* BEGIN *

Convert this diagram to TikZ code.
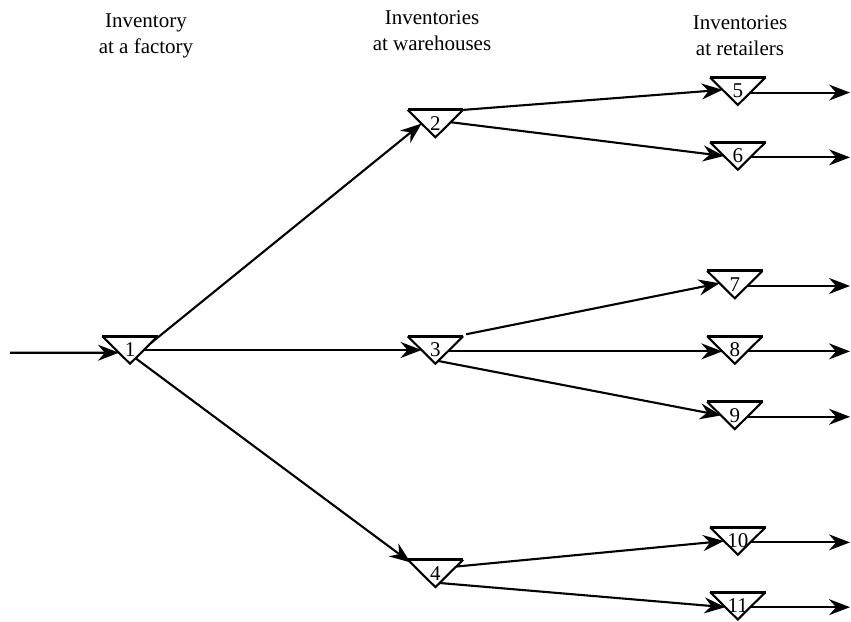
\documentclass[tikz,border=0pt]{standalone}
\usepackage{fontspec}
\setmainfont{Liberation Serif}
\usepackage{tikz}
\usetikzlibrary{positioning, arrows.meta, calc}

\begin{document}
\begin{tikzpicture}[
    stock/.style={minimum width=55pt, minimum height=27pt, inner sep=0pt,
        font=\fontsize{21}{24}\selectfont}, % inverted triangle box
    title/.style={align=center, inner sep=0pt, anchor=north,
        font=\fontsize{21}{26}\selectfont},
    flow/.style={line width=2.1pt, -{Stealth[length=21pt, width=16pt, inset=7pt]}},
    tri/.style={line width=2.1pt, line join=miter}
]
    \useasboundingbox (0,0) rectangle (851pt,-621pt);

    % Column titles
    \node (t1) [title] at (146pt,-14pt) {Inventory\\at a factory};
    \node (t2) [title] at (432pt,-10pt) {Inventories\\at warehouses};
    \node (t3) [title] at (740pt,-15pt) {Inventories\\at retailers};

    % Place the stock points
    \node (n1) [stock] at (130pt,-350pt) {1};
    \node (n3) [stock, right=250pt of n1] {3};
    \node (n2) [stock, above=199pt of n3] {2};
    \node (n4) [stock, below=196pt of n3] {4};
    \node (n5) [stock, above right=5pt and 247pt of n2] {5};
    \node (n6) [stock, below right=5pt and 247pt of n2] {6};
    \node (n8) [stock, right=244pt of n3] {8};
    \node (n7) [stock, above=38pt of n8] {7};
    \node (n9) [stock, below=38pt of n8] {9};
    \node (n10) [stock, above right=5pt and 247pt of n4] {10};
    \node (n11) [stock, below right=5pt and 247pt of n4] {11};

    % Draw the triangles
    \foreach \n in {1,...,11} {
        \draw [tri] (n\n.north west) -- (n\n.south) -- (n\n.north east);
        \draw [line width=3pt] (n\n.north west) -- (n\n.north east);
    }

    % Draw the edges
    \coordinate (in) at (10pt,-352.7pt);
    \coordinate (edge) at (850pt,0pt);
    \draw [flow] (in) -- ($(n1.north west)!0.6!(n1.south)$);
    \draw [flow] ($(n1.north east)!0.25!(n1.south)$) -- ($(n2.north west)!0.5!(n2.south)$);
    \draw [flow] ($(n1.north east)!0.5!(n1.south)$) -- ($(n3.north west)!0.5!(n3.south)$);
    \draw [flow] ($(n1.north east)!0.8!(n1.south)$) -- ($(n4.north west)!0.1!(n4.south)$);

    \draw [flow] (n2.north east) -- ($(n5.north west)!0.45!(n5.south)$);
    \draw [flow] ($(n2.north east)!0.45!(n2.south)$) -- ($(n6.north west)!0.5!(n6.south)$);
    \draw [flow] ($(n3.north east)+(3pt,2pt)$) -- ($(n7.north west)!0.45!(n7.south)$);
    \draw [flow] ($(n3.north east)!0.55!(n3.south)$) -- ($(n8.north west)!0.55!(n8.south)$);
    \draw [flow] ($(n3.north east)!0.9!(n3.south)$) -- ($(n9.north west)!0.5!(n9.south)$);
    \draw [flow] ($(n4.north east)!0.25!(n4.south)$) -- ($(n10.north west)!0.5!(n10.south)$);
    \draw [flow] ($(n4.north east)!0.85!(n4.south)$) -- ($(n11.north west)!0.55!(n11.south)$);

    % Outgoing demand
    \foreach \r in {5,...,11} {
        \draw [flow] ($(n\r.north east)!0.55!(n\r.south)$) coordinate (s\r) -- (s\r -| edge);
    }
\end{tikzpicture}
\end{document}
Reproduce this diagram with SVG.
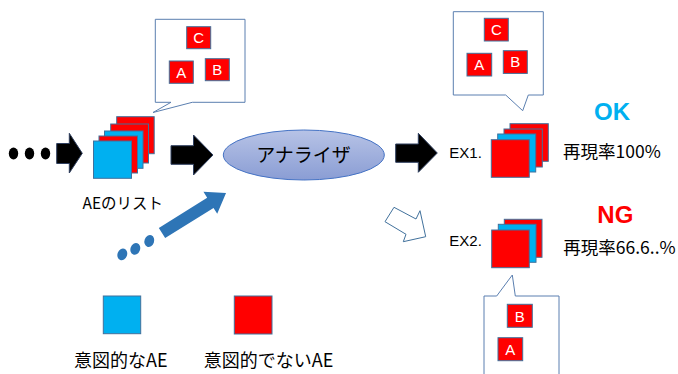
<svg xmlns="http://www.w3.org/2000/svg" width="678" height="374" viewBox="0 0 678 374">
<defs>
<style>
.sq{stroke:#41719C;stroke-width:1}
.r{fill:#FF0000}
.c{fill:#00B0F0}
.call{fill:#FFFFFF;stroke:#5B7FB0;stroke-width:1}
.lt{font-family:"Liberation Sans",sans-serif;font-size:15px;fill:#FFFFFF;text-anchor:middle}
.jp{font-family:"Noto Sans CJK JP",sans-serif;fill:#000000}
.ex{font-family:"Liberation Sans",sans-serif;font-size:15px;fill:#000000}
.blk{fill:#000000;stroke:#2F3F5F;stroke-width:1}
.bd{fill:#2E75B6}
</style>
<linearGradient id="eg" x1="0" y1="0" x2="0" y2="1">
<stop offset="0" stop-color="#B7C3E6"/>
<stop offset="1" stop-color="#8A9DD4"/>
</linearGradient>
</defs>

<g id="connectors">
<ellipse cx="13.5" cy="153.5" rx="4.7" ry="6"/>
<ellipse cx="29.5" cy="153.5" rx="4.7" ry="6"/>
<ellipse cx="45.5" cy="153.5" rx="4.7" ry="6"/>
<polygon class="blk" points="56.7,143.5 69.3,143.5 69.3,133.3 82.3,153.3 69.3,173 69.3,163.5 56.7,163.5"/>
<polygon class="blk" points="171,145.7 193.5,145.7 193.5,135 213,155 193.5,175 193.5,164.3 171,164.3"/>
<polygon class="blk" points="395.7,144 418.3,144 418.3,133.3 437.3,153 418.3,172.3 418.3,162.3 395.7,162.3"/>
<g transform="translate(162,233) rotate(-32)">
<polygon class="bd" points="0,-6 57,-6 57,-13 75.5,0 57,13 57,6 0,6"/>
</g>
<ellipse class="bd" cx="122.3" cy="254.3" rx="4.8" ry="6" transform="rotate(20 122.3 254.3)"/>
<ellipse class="bd" cx="135.3" cy="248.8" rx="4.8" ry="6" transform="rotate(20 135.3 248.8)"/>
<ellipse class="bd" cx="149.3" cy="241" rx="4.8" ry="6" transform="rotate(20 149.3 241)"/>
<polygon points="385,221.7 394,207.3 416,219 420,210.7 425.7,236.7 403.3,241.7 406,234.3" fill="#FFFFFF" stroke="#41719C" stroke-width="1"/>
</g>

<g id="callout-list">
<path class="call" d="M155.3,19.3 H245 V102.3 H192.3 L153,112.5 L171,102.3 H155.3 Z"/>
<rect class="sq r" x="186.7" y="26.7" width="24" height="22"/>
<text class="lt" x="198.7" y="43">C</text>
<rect class="sq r" x="169.3" y="61" width="24" height="22.3"/>
<text class="lt" x="181.3" y="77.5">A</text>
<rect class="sq r" x="205.3" y="58.7" width="24" height="22"/>
<text class="lt" x="217.3" y="75">B</text>
</g>

<g id="ae-list">
<rect class="sq r" x="116.7" y="116.7" width="37.5" height="37"/>
<rect class="sq r" x="110.7" y="124" width="37.8" height="39"/>
<rect class="sq c" x="104.5" y="131" width="38.5" height="37.3"/>
<rect class="sq r" x="99" y="136" width="38.5" height="37"/>
<rect class="sq c" x="93.5" y="141" width="38" height="37.3"/>
<text class="jp" x="82.5" y="209" font-size="15.5">AEのリスト</text>
</g>

<g id="analyzer">
<ellipse cx="303.8" cy="155" rx="80.5" ry="25" fill="url(#eg)" stroke="#4472C4" stroke-width="1"/>
<text class="jp" x="303.5" y="162" font-size="19" text-anchor="middle">アナライザ</text>
</g>

<g id="callout-ex1">
<path class="call" d="M453.3,11.7 H543.3 V95 H528.3 L522.7,110.7 L505.7,95 H453.3 Z"/>
<rect class="sq r" x="484.3" y="18.3" width="24" height="22.7"/>
<text class="lt" x="496.3" y="35">C</text>
<rect class="sq r" x="467" y="53.3" width="24.7" height="22.7"/>
<text class="lt" x="479.3" y="70">A</text>
<rect class="sq r" x="503.3" y="50.7" width="24" height="22.7"/>
<text class="lt" x="515.3" y="67.3">B</text>
</g>

<g id="ex1">
<text class="ex" x="449.3" y="158.3">EX1.</text>
<rect class="sq r" x="510" y="123.7" width="38.3" height="37.6"/>
<rect class="sq r" x="504" y="129" width="38.3" height="38"/>
<rect class="sq c" x="497.7" y="134" width="38" height="38"/>
<rect class="sq r" x="491.3" y="139.7" width="38" height="37.6"/>
<text x="612" y="120" font-family="Liberation Sans, sans-serif" font-weight="bold" font-size="24" fill="#00B0F0" text-anchor="middle">OK</text>
<text class="jp" x="563" y="157.5" font-size="17.5">再現率100%</text>
</g>

<g id="ex2">
<text class="ex" x="449.3" y="245.7">EX2.</text>
<rect class="sq r" x="504.3" y="219.3" width="37.7" height="38"/>
<rect class="sq c" x="498.3" y="224.3" width="37.7" height="38"/>
<rect class="sq r" x="491.7" y="230" width="37.6" height="37.7"/>
<text x="615.3" y="222.7" font-family="Liberation Sans, sans-serif" font-weight="bold" font-size="24" fill="#FF0000" text-anchor="middle">NG</text>
<text class="jp" x="563.3" y="253.5" font-size="17.5">再現率66.6..%</text>
</g>

<g id="callout-ex2">
<path class="call" d="M484,380 V296 H496.7 L512.3,275 L515.3,296 H559 V380"/>
<rect class="sq r" x="507.3" y="304.3" width="25" height="23"/>
<text class="lt" x="519.8" y="321.5">B</text>
<rect class="sq r" x="498" y="337.7" width="24.7" height="23"/>
<text class="lt" x="510.3" y="355">A</text>
</g>

<g id="legend-intended">
<rect class="sq c" x="103.3" y="296" width="37.4" height="37.7"/>
<text class="jp" x="74" y="367" font-size="18">意図的なAE</text>
</g>

<g id="legend-unintended">
<rect class="sq r" x="234.3" y="296" width="37.7" height="38"/>
<text class="jp" x="203.7" y="367" font-size="18">意図的でないAE</text>
</g>
</svg>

* END *

» **CHALLENGE**
Set down word for word the lines from the first entry through the line with "(t3) [title] at", both included, omitting pictures.

» **SOLUTION FOR THIS PROBLEM**
Convert this diagram to TikZ code.
\documentclass[tikz,border=0pt]{standalone}
\usepackage{fontspec}
\setmainfont{Liberation Serif}
\usepackage{tikz}
\usetikzlibrary{positioning, arrows.meta, calc}

\begin{document}
\begin{tikzpicture}[
    stock/.style={minimum width=55pt, minimum height=27pt, inner sep=0pt,
        font=\fontsize{21}{24}\selectfont}, % inverted triangle box
    title/.style={align=center, inner sep=0pt, anchor=north,
        font=\fontsize{21}{26}\selectfont},
    flow/.style={line width=2.1pt, -{Stealth[length=21pt, width=16pt, inset=7pt]}},
    tri/.style={line width=2.1pt, line join=miter}
]
    \useasboundingbox (0,0) rectangle (851pt,-621pt);

    % Column titles
    \node (t1) [title] at (146pt,-14pt) {Inventory\\at a factory};
    \node (t2) [title] at (432pt,-10pt) {Inventories\\at warehouses};
    \node (t3) [title] at (740pt,-15pt) {Inventories\\at retailers};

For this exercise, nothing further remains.